Somente quem toma decisões pode errar. Somente quem dá um passo pode errar. Todos os outros que ficaram em casa, quietinhos e bem guardados, podem não errar. Mas isso não é garantia de que não sofrerão. Porque até mesmo não querer se comprometer com nada é uma escolha e terá consequências.

Vamos combinar que não podemos julgar senão nossos próprios atos. E assim mesmo, com toda a paciência do mundo, cordatos, amorosos. Porque a dureza não é humana. Ser humano por natureza é flexível, maleável, doce. A dureza não pode ser justificada de maneira alguma, mas entendida. Absolvida. Adoçada.

Quando chamamos a dor de alguém por merecimento, nós endurecemos por dentro. Aceitamos a dor e ela é aviltante, humilhante. Deveríamos repudiá-la. Ninguém precisa sofrer para aprender, mas precisa acordar. Ninguém precisa merecer sofrer para tomar consciência. Ninguém sofre porque quer. Mesmo os mais relutantes, os mais obstinados, obcecados e teimosos. Até quando apenas reage, o ser humano quer o melhor.

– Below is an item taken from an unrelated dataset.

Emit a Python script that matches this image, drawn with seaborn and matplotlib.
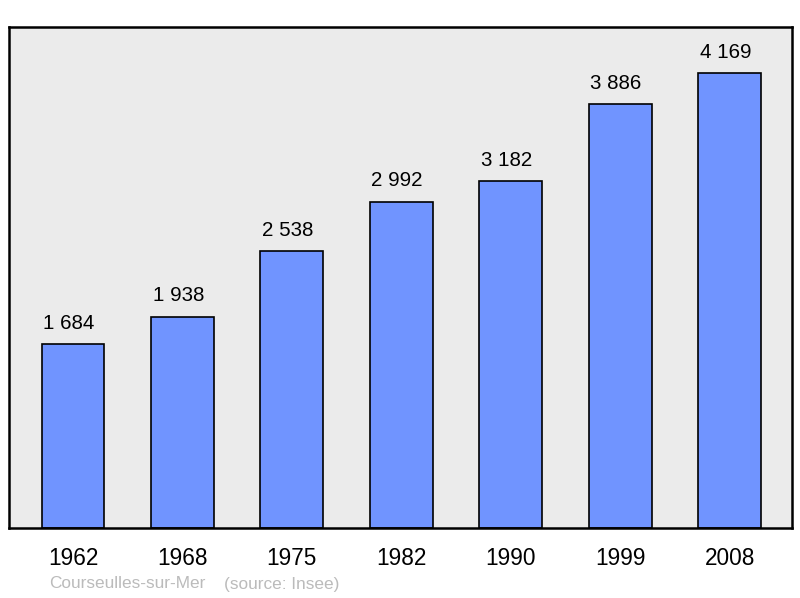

O diabo serve a deus, se ele é sua cria. Então, se até ele merece perdão, o que dirá nós, mortais procurando um caminho de alegria e felicidade, andando sobre pedra e lama. A vida não é a perfeição. Respiramos porque sem oxigênio morreríamos, mas o oxigênio enferruja o corpo, e morremos aos poucos. A vida é um paradoxo e é mais complexa do que esse jogo de certo e errado. Por isso, você merece o melhor, e merece ser reconhecido nesse melhor.